Detroit hopes to stop decline


Associated Press

DETROIT

In Detroit, it can take police nearly an hour to respond to a 911 call. Despite razing close to 10,000 vacant houses, three times as many still stand with windows smashed and doors ripped off. At night, many streets and even freeways are dangerously shrouded in darkness because tens of thousands of street lights don’t work.

This is Detroit, an insolvent city seeking to find its way through the uncertainty of the largest city in U.S. history to file for bankruptcy.

For decades, residents have heard one city official after another vow to improve city services, but little would be done. On Friday — a day after the city filed the unprecedented bankruptcy — they were given a deadline.

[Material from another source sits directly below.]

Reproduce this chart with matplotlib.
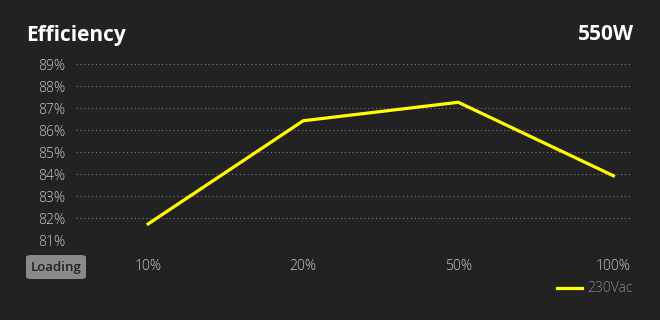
import matplotlib
matplotlib.use('Agg')
import matplotlib.pyplot as plt
from matplotlib.patches import FancyBboxPatch

# data
loads = ['10%', '20%', '50%', '100%']
eff_230 = [81.73, 86.42, 87.26, 83.92]
y_ticks = [81, 82, 83, 84, 85, 86, 87, 88, 89]
y_labels = [str(v) + '%' for v in y_ticks]

bg = '#222222'
fig = plt.figure(figsize=(6.6, 3.2), dpi=100, facecolor=bg)
ax = fig.add_axes([76/660, 1 - 240/320, (632 - 76)/660, (240 - 64)/320])
ax.set_facecolor(bg)

xs = list(range(len(loads)))
ax.plot(xs, eff_230, color='#ffff00', lw=2.3, solid_joinstyle='miter', label='230Vac', zorder=3)

ax.set_xlim(-0.465, 3.12)
ax.set_ylim(81, 89)
ax.set_yticks(y_ticks)
ax.set_yticklabels(y_labels)
ax.set_xticks(xs)
ax.set_xticklabels(loads)
for s in ax.spines.values():
    s.set_visible(False)
ax.tick_params(axis='both', length=0, colors='#c8c8c8', labelsize=10)
ax.tick_params(axis='y', pad=8)
ax.tick_params(axis='x', pad=14)
for lab in ax.get_xticklabels() + ax.get_yticklabels():
    lab.set_family('Open Sans')
    lab.set_fontweight('light')
ax.yaxis.grid(True, color='#7a7a7a', lw=0.8, linestyle=(0, (1, 2.5)))
ax.set_axisbelow(True)

fig.text(26/660, 1 - 35/320, 'Efficiency', color='white', fontsize=15,
         fontweight='bold', family='Open Sans', va='center', ha='left')
fig.text(634/660, 1 - 35/320, '550W', color='white', fontsize=15,
         fontweight='bold', family='Open Sans', va='center', ha='right')

# "Loading" badge
badge = FancyBboxPatch((26/660, 1 - 279/320), 60/660, 24/320,
                       boxstyle='round,pad=0,rounding_size=0.008',
                       transform=fig.transFigure, facecolor='#8a8a8a',
                       edgecolor='none')
fig.patches.append(badge)
fig.text(56/660, 1 - 268/320, 'Loading', color='#222222', fontsize=9.5,
         fontweight='semibold', family='Open Sans', va='center', ha='center')

leg = ax.legend(loc='center right', bbox_to_anchor=(645/660, 1 - 289/320),
                bbox_transform=fig.transFigure, frameon=False,
                handlelength=1.8, handletextpad=0.4,
                prop={'family': 'Open Sans', 'weight': 'light', 'size': 10})
for t in leg.get_texts():
    t.set_color('#8a8a8a')

fig.savefig('out.png', dpi=100, facecolor=bg)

Gov. Rick Snyder and Kevyn Orr, Detroit emergency manager, promised weary residents that they would see better city services in 30 to 60 days.

“Now is our opportunity to stop 60 years of decline,” Snyder said Friday during a press conference just north of downtown.

Though Thursday’s bankruptcy filing had been feared for months, the path ahead for the once mighty Motor City is still uncertain. As Detroit starts the likely lengthy process of shedding its debt, residents, businesses owners and retirees nervously wonder if they’ll see improvements after years of neglect or if another round of promises will go unfulfilled.

In the heyday of its industrial power, Detroit used to boast of having one of the highest owner-occupied housing rates in the country thanks to the then-booming auto industry that offered well-paying jobs and a gateway to the middle class. In the 1950s, 1.8 million people lived here. Now, the population struggles to stay about 700,000. With neighborhoods in neglect, property values have plummeted.

One pocket of promise is in the Woodbridge neighborhood between the city’s rebounding Midtown and downtown areas.

The homes on Woodbridge’s tree-lined Avery Street are mostly occupied and well-kept — something that attracted Daniel Mercer to a structurally sound but cosmetically needy two-story Victorian built in 1900.

“I used to come driving up and down the street all the time because I work in the area ... and I happened to see a [for-sale] sign, and it went up that day,” said Mercer, 54, a painter and handyman. “There are a lot of people that have the same love for these old houses that I have ... and the passion to fix them up.”

He bought the home about six weeks ago and plans to move in with his wife Aug 10. The fact that he’s moving in at the same time the city is filing for bankruptcy isn’t lost on him.

He believes property values will climb even if they take an initial dip because of bankruptcy.

“We’ve got a 10-year plan, to be honest with you,” he said. “There’s a lot of work to do.”